A rational person would agree that unions, like anything else, have pros and cons. They can do good, but also can do harm. It's the commenters here seem to fly off on emotional rants that derail the conversations. The thinking is capital takes less risk than labor; and that model of thinking makes it easy to ascribe faults to capital, but not to labor. You can't argue your way out of that. When you have to manage a bunch of employees and run payroll, bonuses, benefits, increments, that is when you'll know who takes more risk.
8note|3 months ago
or if we change bankruptcy such that labour is paid out rather than creditors.

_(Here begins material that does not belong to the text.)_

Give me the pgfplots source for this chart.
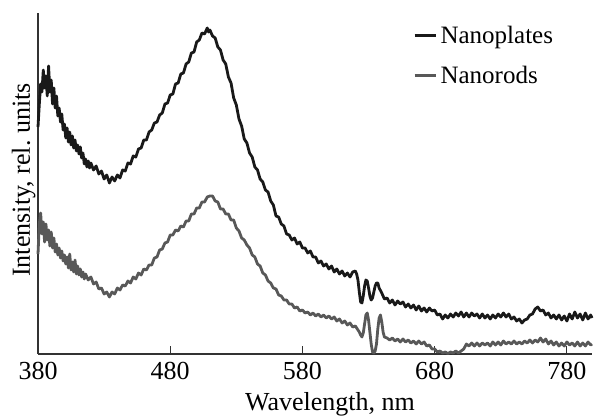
\documentclass[border=0pt]{standalone}
\usepackage{fontspec}
\setmainfont{Liberation Serif}
\usepackage{pgfplots}
\pgfplotsset{compat=1.18}
\definecolor{plates}{RGB}{25,25,25}
\definecolor{rods}{RGB}{88,88,88}
\definecolor{axc}{RGB}{50,50,50}
\begin{document}
\frenchspacing
\begin{tikzpicture}[x=1pt,y=1pt]
\useasboundingbox (0,0) rectangle (596,419);
\begin{axis}[
  at={(38pt,65pt)}, anchor=south west,
  scale only axis, width=554pt, height=341pt,
  xmin=380, xmax=799, ymin=0, ymax=341,
  axis x line=bottom, axis y line=left,
  axis line style={axc, line width=1.1pt, -},
  xtick={380,480,580,680,780}, ytick=\empty,
  tick align=inside, major tick length=8pt,
  every tick/.style={axc, line width=1.1pt},
  /pgf/number format/assume math mode=true,
  /pgf/number format/1000 sep={},
  xticklabel style={font=\fontsize{26}{30}\selectfont, anchor=base, yshift=-26pt},
  xlabel={Wavelength, nm},
  xlabel style={font=\fontsize{26}{30}\selectfont, at={(axis description cs:0.527,-0.147)}, anchor=center},
  ylabel={Intensity, rel. units},
  ylabel style={font=\fontsize{26}{30}\selectfont, at={(axis description cs:-0.026,0.51)}, anchor=center},
  clip=false,
  legend style={at={(axis description cs:0.677,0.962)}, anchor=north west, draw=none, fill=none,
    font=\fontsize{25}{29}\selectfont, row sep=21pt, inner sep=0pt, nodes={inner xsep=3.5pt, inner ysep=0pt}},
  legend cell align=left,
  legend image code/.code={\draw[#1, line width=2.8pt] (0pt,0pt) -- (21pt,0pt);},
]
\addplot[plates, line width=2.8pt, line join=round] coordinates {
(380,227)(381,250)(382,270)(383,262)(384,284)(385,266)(386,278)(387,258)(388,288)(389,262)(390,274)(391,250)(392,266)(393,246)(394,258)(395,238)(396,246)(397,232)(398,240)(399,224)(400,230)(401,216)(402,226)(403,212)(404,222)(405,209)(406,218)(407,206)(408,214)(409,203)(410,209)(411,200)(412,207)(413,196)(414,201)(415,190)(416,195)(417,187)(418,193)(419,186)(420,191)(422,184)(424,188)(426,180)(428,183)(430,175)(432,179)(434,171)(436,177)(438,173)(440,179)(442,176)(444,184)(446,183)(448,191)(450,190)(452,198)(454,197)(456,205)(458,206)(460,214)(462,214)(464,222)(466,224)(468,231)(470,232)(472,239)(474,241)(476,250)(478,251)(480,259)(482,260)(484,270)(486,271)(488,280)(490,281)(492,290)(494,292)(496,301)(498,302)(500,312)(502,314)(504,321)(506,320)(508,326)(509,322)(510,324)(512,318)(514,316)(516,307)(518,304)(520,294)(522,290)(524,277)(526,271)(528,256)(530,249)(532,235)(534,228)(536,215)(538,211)(540,201)(542,197)(544,187)(546,184)(548,175)(550,172)(552,164)(554,162)(556,153)(558,149)(560,138)(562,137)(564,130)(566,128)(568,120)(570,119)(572,114)(574,116)(576,110)(578,112)(580,106)(582,106)(584,101)(586,103)(588,97)(590,97)(592,91)(594,93)(596,88)(598,90)(600,85)(602,88)(604,82)(606,85)(608,80)(610,83)(612,78)(614,81)(616,77)(618,82)(620,83)(621,80)(622,74)(623,62)(624,52)(625,51)(626,58)(627,68)(628,74)(629,73)(630,66)(631,58)(632,54)(633,56)(634,62)(635,68)(636,71)(637,71)(638,66)(640,61)(642,55)(644,56)(646,51)(648,54)(650,49)(652,53)(654,50)(656,52)(658,47)(660,50)(662,46)(664,49)(666,44)(668,48)(670,43)(672,46)(674,42)(676,46)(678,43)(680,44)(682,39)(684,40)(686,35)(688,39)(690,36)(692,40)(694,37)(696,41)(698,38)(700,42)(702,37)(704,41)(706,37)(708,41)(710,38)(712,40)(714,36)(716,40)(718,36)(720,39)(722,35)(724,39)(726,36)(728,40)(730,37)(732,41)(734,37)(736,40)(738,35)(740,37)(742,33)(744,35)(746,31)(748,34)(750,35)(752,39)(754,40)(756,45)(758,47)(760,43)(762,44)(764,39)(766,41)(768,36)(770,39)(772,35)(774,39)(776,34)(778,38)(780,33)(782,40)(784,35)(786,42)(788,36)(790,40)(792,34)(794,41)(796,35)(798,39)(799,36)
};
\addlegendentry{Nanoplates}
\addplot[rods, line width=2.8pt, line join=round] coordinates {
(380,100)(381,130)(382,141)(383,120)(384,132)(385,112)(386,130)(387,114)(388,124)(389,108)(390,122)(391,106)(392,116)(393,102)(394,110)(395,99)(396,106)(397,96)(398,103)(399,93)(400,99)(401,90)(402,97)(403,86)(404,100)(405,84)(406,92)(407,82)(408,94)(409,80)(410,88)(411,79)(412,85)(413,77)(414,82)(415,75)(416,80)(418,74)(420,77)(422,70)(424,72)(426,65)(428,66)(430,60)(432,62)(434,57)(436,62)(438,60)(440,66)(442,64)(444,69)(446,68)(448,73)(450,71)(452,77)(454,75)(456,81)(458,79)(460,85)(462,84)(464,89)(466,89)(468,96)(470,97)(472,104)(474,105)(476,111)(478,112)(480,119)(482,119)(484,124)(486,123)(488,128)(490,127)(492,133)(494,133)(496,140)(498,140)(500,146)(502,146)(504,152)(506,152)(508,157)(510,158)(512,158)(514,153)(516,152)(518,145)(520,145)(522,140)(524,140)(526,134)(528,134)(530,126)(532,123)(534,116)(536,114)(538,109)(540,106)(542,99)(544,97)(546,90)(548,88)(550,81)(552,79)(554,73)(556,71)(558,66)(560,65)(562,59)(564,58)(566,54)(568,54)(570,50)(572,50)(574,46)(576,47)(578,43)(580,44)(582,41)(584,42)(586,39)(588,41)(590,38)(592,40)(594,37)(596,39)(598,36)(600,38)(602,35)(604,37)(606,33)(608,35)(610,31)(612,33)(614,29)(616,31)(618,27)(620,28)(622,24)(623,22)(624,19)(625,17)(626,21)(627,30)(628,39)(629,41)(630,34)(631,22)(632,10)(633,2)(634,1)(635,3)(636,10)(637,25)(638,36)(639,39)(640,32)(641,22)(642,17)(644,16)(646,14)(648,16)(650,13)(652,15)(654,12)(656,15)(658,12)(660,14)(662,11)(664,13)(666,10)(668,13)(670,10)(672,12)(674,8)(676,9)(678,5)(680,5)(682,2)(684,3)(686,1)(688,2)(690,0.5)(692,2)(694,1)(696,3)(698,1)(700,3)(702,5)(704,10)(706,8)(708,11)(710,8)(712,11)(714,8)(716,11)(718,9)(720,11)(722,8)(724,12)(726,9)(728,12)(730,9)(732,13)(734,10)(736,12)(738,10)(740,13)(742,10)(744,12)(746,10)(748,13)(750,11)(752,14)(754,11)(756,14)(758,12)(760,16)(762,12)(764,15)(766,10)(768,13)(770,9)(772,12)(774,8)(776,11)(778,8)(780,12)(782,9)(784,11)(786,8)(788,12)(790,8)(792,11)(794,8)(796,12)(798,9)(799,10)
};
\addlegendentry{Nanorods}
\end{axis}
\end{tikzpicture}
\end{document}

laws are setup to reduce and limit the risk for capital, and capital can hedge its risks where labour cannot. Generally nobody is able to work to full time jobs
liquid_thyme|3 months ago
To argue your point, the strongest argument is that labor cannot easily diversify or easily re-train for new sectors. But there aren't entire job sectors being wiped out with any kind of regularity or high frequency. Mostly people take skills from one job into another.
And speaking more about the US, social safety nets (not arguing that they're perfect) have some role to play when labor faces downsides. There is no "unemployment" for a company (again I'm talking about average businesses without cherry picking the too big to fail examples - which are a tiny percentage when looking at the number of small/medium/large businesses that operate around the world).